## Aim of the task
From the listing below, pull out every line where the string "matplotlib" appears.

## Given data
※ ※ ※
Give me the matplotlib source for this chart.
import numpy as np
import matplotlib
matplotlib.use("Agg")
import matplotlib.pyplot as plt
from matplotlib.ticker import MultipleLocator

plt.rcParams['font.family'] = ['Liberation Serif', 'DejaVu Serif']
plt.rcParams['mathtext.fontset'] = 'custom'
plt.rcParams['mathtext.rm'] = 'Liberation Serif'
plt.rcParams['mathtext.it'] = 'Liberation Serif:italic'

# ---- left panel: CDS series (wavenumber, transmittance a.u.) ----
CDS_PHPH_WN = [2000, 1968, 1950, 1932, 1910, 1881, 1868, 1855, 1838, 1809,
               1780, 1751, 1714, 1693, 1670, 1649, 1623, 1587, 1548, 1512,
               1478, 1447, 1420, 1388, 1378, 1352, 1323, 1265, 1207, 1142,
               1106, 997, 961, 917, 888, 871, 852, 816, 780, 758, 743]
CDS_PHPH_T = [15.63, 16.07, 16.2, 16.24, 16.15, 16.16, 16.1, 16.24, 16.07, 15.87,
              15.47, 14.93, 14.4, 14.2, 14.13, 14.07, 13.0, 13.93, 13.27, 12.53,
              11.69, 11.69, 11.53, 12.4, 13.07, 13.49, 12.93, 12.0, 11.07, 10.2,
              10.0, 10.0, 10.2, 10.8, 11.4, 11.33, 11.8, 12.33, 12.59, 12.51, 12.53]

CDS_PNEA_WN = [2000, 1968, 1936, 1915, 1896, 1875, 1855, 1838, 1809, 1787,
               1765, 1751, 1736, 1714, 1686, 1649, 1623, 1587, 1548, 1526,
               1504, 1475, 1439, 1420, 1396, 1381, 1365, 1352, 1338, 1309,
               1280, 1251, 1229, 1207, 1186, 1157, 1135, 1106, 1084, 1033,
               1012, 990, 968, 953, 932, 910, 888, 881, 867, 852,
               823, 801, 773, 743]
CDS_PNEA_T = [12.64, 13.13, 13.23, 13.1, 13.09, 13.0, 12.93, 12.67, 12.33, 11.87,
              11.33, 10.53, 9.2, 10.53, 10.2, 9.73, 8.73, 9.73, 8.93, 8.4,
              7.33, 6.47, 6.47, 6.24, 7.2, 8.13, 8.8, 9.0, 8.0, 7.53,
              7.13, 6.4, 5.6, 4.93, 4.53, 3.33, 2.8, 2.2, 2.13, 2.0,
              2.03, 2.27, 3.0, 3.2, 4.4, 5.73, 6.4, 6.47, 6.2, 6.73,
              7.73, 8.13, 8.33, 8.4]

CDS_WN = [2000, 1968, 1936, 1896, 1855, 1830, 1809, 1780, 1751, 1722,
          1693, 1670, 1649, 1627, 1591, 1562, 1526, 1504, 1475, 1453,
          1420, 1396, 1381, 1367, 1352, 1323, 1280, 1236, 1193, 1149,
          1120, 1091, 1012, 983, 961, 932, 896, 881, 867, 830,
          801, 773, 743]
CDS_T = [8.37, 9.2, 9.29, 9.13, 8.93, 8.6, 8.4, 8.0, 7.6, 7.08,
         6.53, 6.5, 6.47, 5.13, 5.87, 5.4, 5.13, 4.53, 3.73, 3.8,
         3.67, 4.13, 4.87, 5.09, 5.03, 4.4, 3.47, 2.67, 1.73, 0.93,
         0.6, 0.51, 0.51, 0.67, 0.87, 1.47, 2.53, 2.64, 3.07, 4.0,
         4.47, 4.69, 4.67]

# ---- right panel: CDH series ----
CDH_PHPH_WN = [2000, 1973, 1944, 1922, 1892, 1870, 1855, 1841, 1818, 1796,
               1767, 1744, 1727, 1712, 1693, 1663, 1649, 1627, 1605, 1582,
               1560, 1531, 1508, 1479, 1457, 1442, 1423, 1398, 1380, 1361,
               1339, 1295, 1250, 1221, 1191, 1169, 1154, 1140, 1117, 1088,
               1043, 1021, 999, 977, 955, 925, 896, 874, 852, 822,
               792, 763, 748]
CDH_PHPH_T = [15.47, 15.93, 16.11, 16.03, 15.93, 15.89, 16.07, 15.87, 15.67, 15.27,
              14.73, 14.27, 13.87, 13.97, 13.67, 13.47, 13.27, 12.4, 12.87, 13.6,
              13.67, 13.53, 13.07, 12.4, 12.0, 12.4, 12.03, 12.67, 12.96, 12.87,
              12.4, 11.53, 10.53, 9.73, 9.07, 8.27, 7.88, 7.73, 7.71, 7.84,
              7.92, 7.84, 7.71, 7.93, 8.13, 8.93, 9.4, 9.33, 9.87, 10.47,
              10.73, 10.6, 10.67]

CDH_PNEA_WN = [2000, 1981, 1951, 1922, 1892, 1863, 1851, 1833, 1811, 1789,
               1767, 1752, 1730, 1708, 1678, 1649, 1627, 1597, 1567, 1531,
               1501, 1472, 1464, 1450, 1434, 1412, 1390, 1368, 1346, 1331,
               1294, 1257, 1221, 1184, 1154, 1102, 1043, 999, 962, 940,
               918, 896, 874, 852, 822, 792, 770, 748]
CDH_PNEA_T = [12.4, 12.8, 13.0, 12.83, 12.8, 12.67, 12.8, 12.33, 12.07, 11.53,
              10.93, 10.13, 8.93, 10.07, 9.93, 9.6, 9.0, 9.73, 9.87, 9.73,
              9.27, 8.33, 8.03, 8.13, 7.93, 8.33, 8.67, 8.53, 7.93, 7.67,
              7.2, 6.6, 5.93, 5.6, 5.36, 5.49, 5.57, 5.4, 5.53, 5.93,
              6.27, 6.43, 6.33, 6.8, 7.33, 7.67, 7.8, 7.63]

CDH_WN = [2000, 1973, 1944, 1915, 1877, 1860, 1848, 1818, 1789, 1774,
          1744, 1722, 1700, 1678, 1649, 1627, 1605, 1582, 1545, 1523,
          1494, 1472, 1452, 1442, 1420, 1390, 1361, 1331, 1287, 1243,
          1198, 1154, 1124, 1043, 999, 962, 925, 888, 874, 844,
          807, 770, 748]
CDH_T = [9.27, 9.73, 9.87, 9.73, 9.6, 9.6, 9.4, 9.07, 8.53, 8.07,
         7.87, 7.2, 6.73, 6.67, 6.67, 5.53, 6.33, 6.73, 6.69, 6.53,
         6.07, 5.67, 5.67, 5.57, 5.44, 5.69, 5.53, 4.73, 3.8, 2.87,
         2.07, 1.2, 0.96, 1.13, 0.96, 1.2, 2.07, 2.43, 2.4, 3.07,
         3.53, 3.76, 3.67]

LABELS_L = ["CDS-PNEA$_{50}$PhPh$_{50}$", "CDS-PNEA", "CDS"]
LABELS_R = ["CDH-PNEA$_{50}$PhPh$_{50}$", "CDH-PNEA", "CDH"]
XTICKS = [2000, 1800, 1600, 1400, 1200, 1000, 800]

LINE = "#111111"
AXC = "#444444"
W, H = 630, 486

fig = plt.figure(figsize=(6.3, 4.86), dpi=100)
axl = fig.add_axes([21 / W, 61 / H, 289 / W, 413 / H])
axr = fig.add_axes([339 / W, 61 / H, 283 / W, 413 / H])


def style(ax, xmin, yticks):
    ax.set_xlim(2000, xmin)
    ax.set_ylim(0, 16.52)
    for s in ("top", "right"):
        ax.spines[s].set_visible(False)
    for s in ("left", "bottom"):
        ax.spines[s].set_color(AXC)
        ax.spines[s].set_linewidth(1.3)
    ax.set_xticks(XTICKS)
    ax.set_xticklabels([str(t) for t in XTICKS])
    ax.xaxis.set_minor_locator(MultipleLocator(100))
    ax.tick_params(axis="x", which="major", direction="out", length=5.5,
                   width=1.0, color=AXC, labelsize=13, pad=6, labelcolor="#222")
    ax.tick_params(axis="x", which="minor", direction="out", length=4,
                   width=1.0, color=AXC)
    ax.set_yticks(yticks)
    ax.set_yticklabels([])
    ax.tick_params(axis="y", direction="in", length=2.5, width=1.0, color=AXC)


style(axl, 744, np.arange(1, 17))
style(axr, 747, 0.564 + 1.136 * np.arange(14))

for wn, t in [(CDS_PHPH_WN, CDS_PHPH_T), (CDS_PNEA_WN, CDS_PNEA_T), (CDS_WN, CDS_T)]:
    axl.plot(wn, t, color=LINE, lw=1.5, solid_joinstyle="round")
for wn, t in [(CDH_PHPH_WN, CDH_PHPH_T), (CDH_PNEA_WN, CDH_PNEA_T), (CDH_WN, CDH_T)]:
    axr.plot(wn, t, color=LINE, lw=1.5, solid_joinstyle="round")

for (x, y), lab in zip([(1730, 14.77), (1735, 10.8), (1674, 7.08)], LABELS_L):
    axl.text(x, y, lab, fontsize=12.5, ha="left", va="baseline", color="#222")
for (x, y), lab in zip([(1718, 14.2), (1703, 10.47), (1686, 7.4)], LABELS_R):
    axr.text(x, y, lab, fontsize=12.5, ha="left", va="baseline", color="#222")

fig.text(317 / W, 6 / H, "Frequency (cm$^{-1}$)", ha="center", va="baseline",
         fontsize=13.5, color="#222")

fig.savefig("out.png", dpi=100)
※ ※ ※
## Written answer
Give me the matplotlib source for this chart.
import matplotlib
matplotlib.use("Agg")
import matplotlib.pyplot as plt
from matplotlib.ticker import MultipleLocator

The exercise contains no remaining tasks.